(DATA PROVIDED):

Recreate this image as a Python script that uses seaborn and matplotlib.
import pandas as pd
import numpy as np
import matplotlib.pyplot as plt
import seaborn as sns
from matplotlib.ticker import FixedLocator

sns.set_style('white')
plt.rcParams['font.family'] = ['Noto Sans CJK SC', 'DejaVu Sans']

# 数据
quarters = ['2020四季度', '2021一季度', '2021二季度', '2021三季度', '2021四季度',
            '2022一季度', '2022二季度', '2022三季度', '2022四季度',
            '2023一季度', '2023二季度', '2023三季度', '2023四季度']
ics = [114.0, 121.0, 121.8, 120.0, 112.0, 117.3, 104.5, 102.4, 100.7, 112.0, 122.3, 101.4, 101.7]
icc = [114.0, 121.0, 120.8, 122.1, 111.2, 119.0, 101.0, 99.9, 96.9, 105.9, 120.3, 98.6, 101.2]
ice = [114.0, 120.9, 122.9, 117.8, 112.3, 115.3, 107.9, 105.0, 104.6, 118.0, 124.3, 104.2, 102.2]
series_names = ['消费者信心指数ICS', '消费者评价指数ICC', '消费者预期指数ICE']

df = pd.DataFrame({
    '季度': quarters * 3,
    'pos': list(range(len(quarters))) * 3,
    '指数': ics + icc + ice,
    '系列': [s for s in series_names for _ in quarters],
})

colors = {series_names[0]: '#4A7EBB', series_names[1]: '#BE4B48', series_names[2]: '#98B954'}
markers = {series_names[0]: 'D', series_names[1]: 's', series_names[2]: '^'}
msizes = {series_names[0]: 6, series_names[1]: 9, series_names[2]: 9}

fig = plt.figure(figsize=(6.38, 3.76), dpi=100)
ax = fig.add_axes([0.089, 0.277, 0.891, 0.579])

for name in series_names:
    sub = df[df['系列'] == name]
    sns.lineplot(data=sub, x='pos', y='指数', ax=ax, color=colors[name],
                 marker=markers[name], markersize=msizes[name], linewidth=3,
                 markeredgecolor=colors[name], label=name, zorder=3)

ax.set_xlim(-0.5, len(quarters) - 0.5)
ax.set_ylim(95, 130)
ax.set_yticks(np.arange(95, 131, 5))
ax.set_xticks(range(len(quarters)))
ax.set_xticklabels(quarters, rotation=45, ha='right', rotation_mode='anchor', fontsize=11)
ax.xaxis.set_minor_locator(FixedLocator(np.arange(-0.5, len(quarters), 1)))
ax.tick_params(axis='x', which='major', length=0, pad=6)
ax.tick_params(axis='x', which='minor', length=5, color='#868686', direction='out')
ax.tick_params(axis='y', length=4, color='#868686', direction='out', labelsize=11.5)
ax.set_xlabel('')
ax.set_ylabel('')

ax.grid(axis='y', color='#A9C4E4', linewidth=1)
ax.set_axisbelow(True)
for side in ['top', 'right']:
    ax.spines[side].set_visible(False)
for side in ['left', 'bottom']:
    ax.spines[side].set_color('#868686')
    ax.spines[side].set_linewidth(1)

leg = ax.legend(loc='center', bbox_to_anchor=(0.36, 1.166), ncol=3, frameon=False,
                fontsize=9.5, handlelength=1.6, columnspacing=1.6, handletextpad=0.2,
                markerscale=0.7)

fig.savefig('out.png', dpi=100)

(WHAT TO PRODUCE): Please give an exact restatement of only the lines from the beginning of the material above to the line with "plt.rcParams['font.family'] = ['Noto", inclusive.

(TASK ANSWER):
Recreate this image as a Python script that uses seaborn and matplotlib.
import pandas as pd
import numpy as np
import matplotlib.pyplot as plt
import seaborn as sns
from matplotlib.ticker import FixedLocator

sns.set_style('white')
plt.rcParams['font.family'] = ['Noto Sans CJK SC', 'DejaVu Sans']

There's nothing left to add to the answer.